O Iraque está emergindo como uma outra questão fortemente polarizadora em comparação com dois anos atrás, quando os líderes democratas estavam divididos e os eleitores deram a Bush o benefício da dúvida. O presidente usou as palavras do próprio Bin Laden para justificar seu ponto de vista de que a instabilidade depois da invasão era mais uma parte integrante do que uma causa inicial da propagação da "guerra ao terror".

"Ele (Bin Laden) a chama de uma guerra de destino entre infiéis e o Islã", disse Bush. "Para a Al-Qaeda, o Iraque não é uma distração de sua guerra aos Estados Unidos. É o campo de batalha principal onde o desfecho dessa luta será decidido." Sobre esta última idéia, ele e Bin Laden claramente concordam.

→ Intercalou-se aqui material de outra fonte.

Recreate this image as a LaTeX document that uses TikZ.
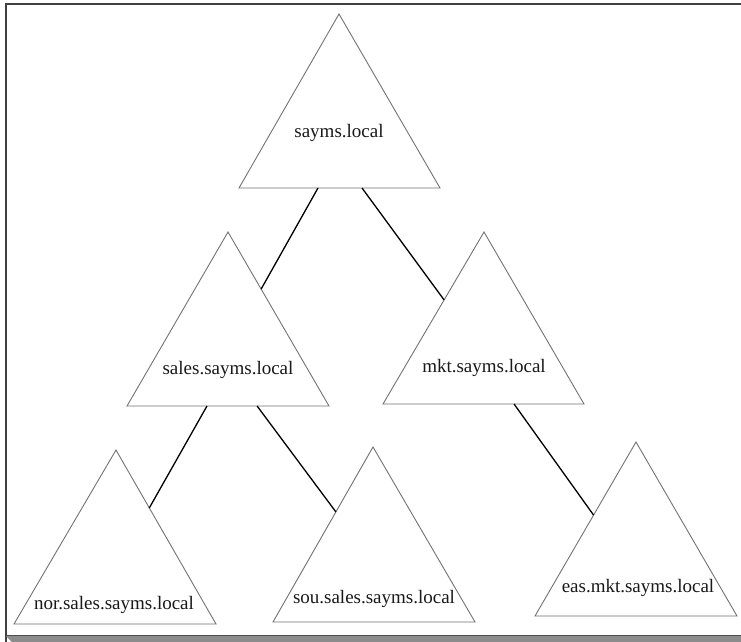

Agora, a maioria dos democratas diz que o Iraque foi uma asneira desastrosa que criou mais terroristas e alienou a opinião pública muçulmana enquanto enfraquecia o foco americano nos jihadistas. A colunista Maureen Dowd do jornal New York Times foi mais contundente que a maioria: "Em vez de simplesmente admitir que ele atrapalhou (sic) o Iraque, W. (Bush) e seus comparsas estão misturando inimigos a torto e a direito, e fazendo discursos com a mensagem simplista, paranóica e conspirativa: todos esses árabes assustadores estão coligados para nos liquidar."

Num discurso na terça-feira, um de uma série, Bush retratou a luta contra extremistas muçulmanos sunitas tipificados pela Al-Qaeda nos termos mais cabais. Seu objetivo, disse ele, era nada menos que a destruição dos Estados Unidos e o estabelecimento de "uma utopia política violenta em todo o Oriente Médio onde todos seriam governados de acordo com sua ideologia do ódio." Comparando Bin Laden a Hitler, disse que o objetivo era "nos aterrorizar e levar nossa economia ao colapso".

Um relatório do "think tank" Chatham House, em Londres, publicado no dia 7 último, oferece uma avaliação menos alarmista.

Como outros estudos recentes, ele conclui que a Al-Qaeda "perdeu respaldo na rua muçulmana" ao passo que "as medidas de segurança globalmente coordenadas chefiadas pelos EUA minaram seriamente as redes de comunicações, finanças e recrutamento da Al-Qaeda". Ele também sugere que "a imagem da Al-Qaeda como um ator global foi involuntariamente reforçada pelos EUA e seus aliados".

Os críticos da Casa Branca dizem que a campanha parlamentar está assistindo à volta das táticas de aterrorizar que caracterizaram os anos Bush. Os democratas têm sido estimulados por pesquisas de opinião sugerindo que eles poderiam recuperar o controle da Câmara de Representantes (deputados federais). E a confiança pública na capacidade de os republicanos tratarem as questões de segurança nacional vem caindo acentuadamente desde 2002.

Assim, a batalha sobre quem poderá proteger melhor os Estados Unidos vai ficando dura e suja.